3. Don’t speak ill of your co-parent
Whether parents are together or separated, children need to be shielded from conflict and not pulled to side with one parent over the other, stresses Thompson.
“Children often feel the urge to become a parent-figure themselves, thinking one parent needs protecting from the other,” she explains. “This fast-forward in terms of their development, placing them in the middle of an adult dynamic they don’t fully understand, can leave them with feelings of guilt and blame.”

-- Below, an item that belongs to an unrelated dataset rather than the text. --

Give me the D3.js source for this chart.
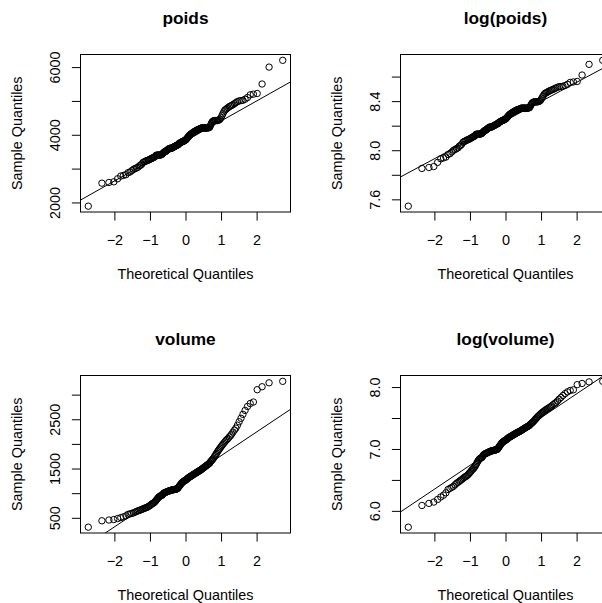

4. Spare time for your relationship
Thompson says couples need to carve out time for their relationship so the whole family will benefit. “If a relationship is feeling good enough, children will benefit,” she stresses. “This may feel counter-intuitive for those who believe children should come first but, in caring for itself from time-to-time, the relationship is simultaneously safeguarding the whole family.”
5. Ask for help
Whether people need support to get a relationship back on track, to split up without too much acrimony or to co-parent more effectively, seeking professional help to better understand themselves and manage difficult emotions will free a couple to enjoy their relationship and support their children, promises Thompson.
As well as Tavistock Relationships and Relate, other organisations that offer help to parents in conflict are Marriage Care, One Plus One, National Family Mediation, Parenting Apart Programme, Family Lives, and Soul Mates Academy Foundation.